Yes, Arthur said, when we are possessed with inspiration, like this bird, the body alters, it changes.
Sure, that’s a totally normal thing to say…
That’s the thing with this book – on the surface things are normal (birds, bread, tomatillos) but the unsettling language and confusing scenes imply that the meaning behind these normal things is anything but normal. As the ladies on the ABC Bookshelf podcast said, “It’s all laden with meaning, but about what?”
There is an overarching purpose but I never understood it. What was leftover for me to consume had a gritty taste.
- There was the ambiguous concept of ‘doubles’ which weighed down the entire plot.
- I strongly disliked the chapter where Elsa is teaching a transgender child, which I see as quickly becoming a trope in female literary fiction (Miranda July, I am looking at you). I am finding that these segments are completely unemotional and never add any tension. It’s always an underdeveloped side plot that distracts with its focus on pronouns. Authors must think the idea of a transgender character is novel enough that they can just change a few pronouns and call it a day.

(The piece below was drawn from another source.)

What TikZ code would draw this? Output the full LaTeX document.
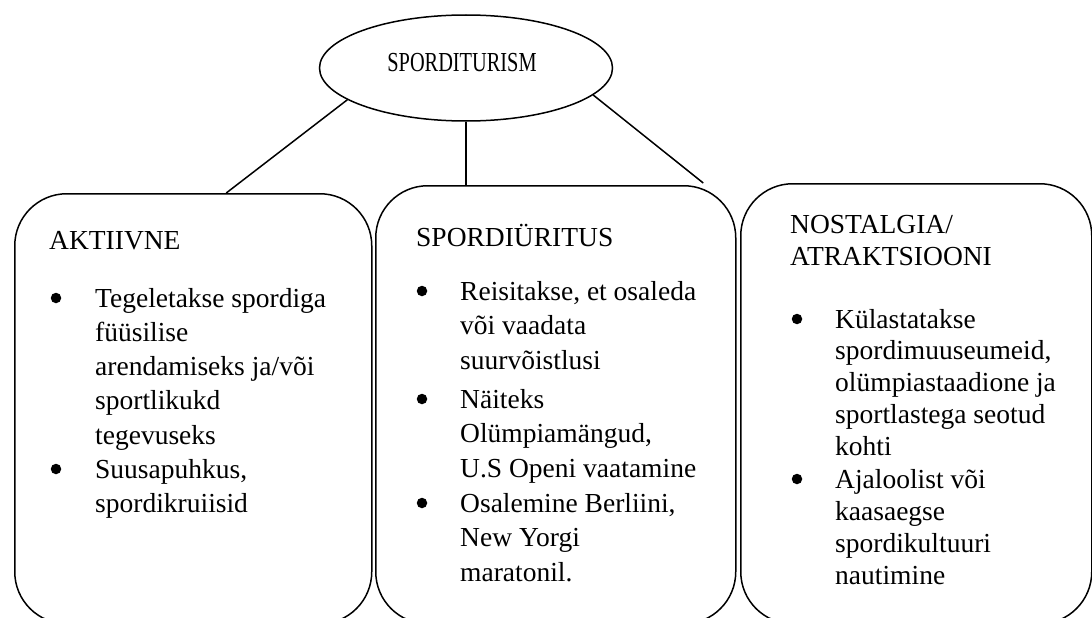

- The context of most of the novel was emerging from COVID lockdowns, though the scars of the pandemic are still easily visible. Ugh. My thoughts on this are known already. There’s nothing that slows the pacing of a novel down quite like explaining who is masked and who is not.. “My face was masked. He did not wear a mask because it hindered his breathing. I reached for his hand. Andrew was also unmasked.”
- The music jargon was exhausting. Levy’s audience are not classical musicians, we are females stuck in one place, dreaming of being in another. All this jargon was just more work at the end of a day that had enough work already stacked into it.
- The lascivious writing didn’t hit right. The metaphors were weirdly sexual when they really didn’t need to be. When Miranda July does it, it sort of works, because her books revolve around unexpected sexual encounters and are more light-hearted in general, so eccentricities don’t jar as much. Levy is a more serious writer, ala Rachel Cusk, and it just help her cause to be talking about keys and keyholes fucking.
It took a while to unlock the front door to my flat with a key that resembled a screwdriver. I had to press it into the lock and then plunge it further in again, not once but twice, as if it were a door with fathomless depths and the key was having sex with it.
The most keenly drawn sections of this novel were the parts that take place in reality. They had nothing to do with past lives or doppelgangers. An example is Elsa’s diving trip for sea urchins in one of her spare days in Athens. Elsa’s newly introduced boat-friend Tomas assists her post-dive:
My right hand was resting on his lap and I felt his erection. It was exciting, the spines being pulled from my fingers and his desire.
I felt like I could finally feel Elsa emerging when she was with these assorted male side-characters that are roughly her age. Unlike Elsa, these men are not endlessly questioning their identity, and they have full confidence that the world will accommodate their choices. When parted from them, Elsa floated off into the never-never, furtively hiding in delusions of a doppelganger
I struggled through August Blue. Can someone please explain to me what it all meant, so I can pretend it was worth it?